Skip to content

DotsOCR

Layout-aware text extraction with bounding boxes.


Overview

Tasks Text Extraction
Backends PyTorch, VLLM
Speed 3-5s/page
Quality Very Good
VRAM 8-12GB

What Makes It Different

DotsOCR extracts text with layout information. Each text block includes: - Text content - Bounding box coordinates - Element category (title, text, table, etc.)

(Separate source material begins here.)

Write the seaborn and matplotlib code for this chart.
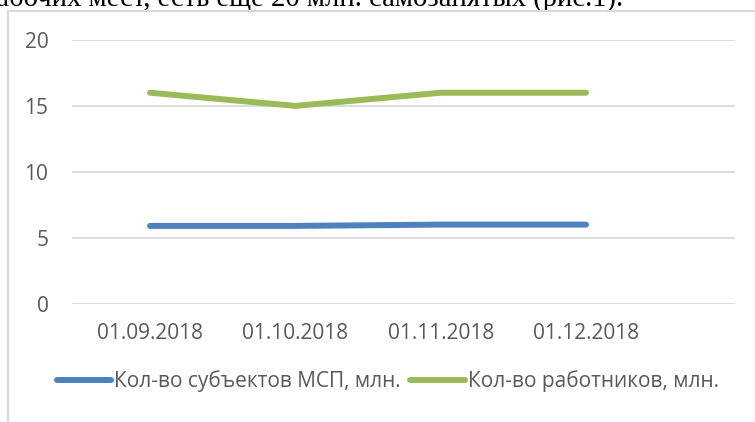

Best for technical documents where structure matters.


Basic Usage

from omnidocs.tasks.text_extraction import DotsOCRTextExtractor
from omnidocs.tasks.text_extraction.dotsocr import DotsOCRPyTorchConfig
from PIL import Image

image = Image.open("document.png")

extractor = DotsOCRTextExtractor(
    backend=DotsOCRPyTorchConfig(device="cuda")
)

result = extractor.extract(image, output_format="markdown")
print(result.content)

With Layout Information

result = extractor.extract(image, include_layout=True)

# Access layout elements
for element in result.layout:
    print(f"[{element.category}] {element.bbox}: {element.text[:50]}...")

Output:

[title] [50, 20, 500, 60]: Introduction to Machine Learning
[text] [50, 80, 900, 200]: Machine learning is a subset of...
[table] [50, 220, 900, 450]: | Model | Accuracy | Speed |...
[figure] [50, 470, 400, 700]: [Figure caption text]


Backend Configs

PyTorch

from omnidocs.tasks.text_extraction.dotsocr import DotsOCRPyTorchConfig

config = DotsOCRPyTorchConfig(
    device="cuda",
    max_new_tokens=8192,  # Increase for long documents
)

VLLM

from omnidocs.tasks.text_extraction.dotsocr import DotsOCRVLLMConfig

config = DotsOCRVLLMConfig(
    tensor_parallel_size=1,
    gpu_memory_utilization=0.9,
)

Layout Categories

DotsOCR detects 11 element types:

Category Description
title Document/section headings
text Body paragraphs
list Bullet/numbered lists
table Data tables
figure Images, diagrams
caption Figure/table captions
formula Math equations
footnote Footnotes
header Page headers
footer Page footers
abstract Abstract sections

When to Use DotsOCR vs Qwen

Use Case Model
General text extraction Qwen
Need bounding boxes DotsOCR
Technical documents DotsOCR
Tables with coordinates DotsOCR
Fastest extraction Qwen
MLX / API support Qwen

Troubleshooting

Truncated output

# Increase token limit
config = DotsOCRPyTorchConfig(max_new_tokens=16384)

Missing layout elements

# Ensure include_layout=True
result = extractor.extract(image, include_layout=True)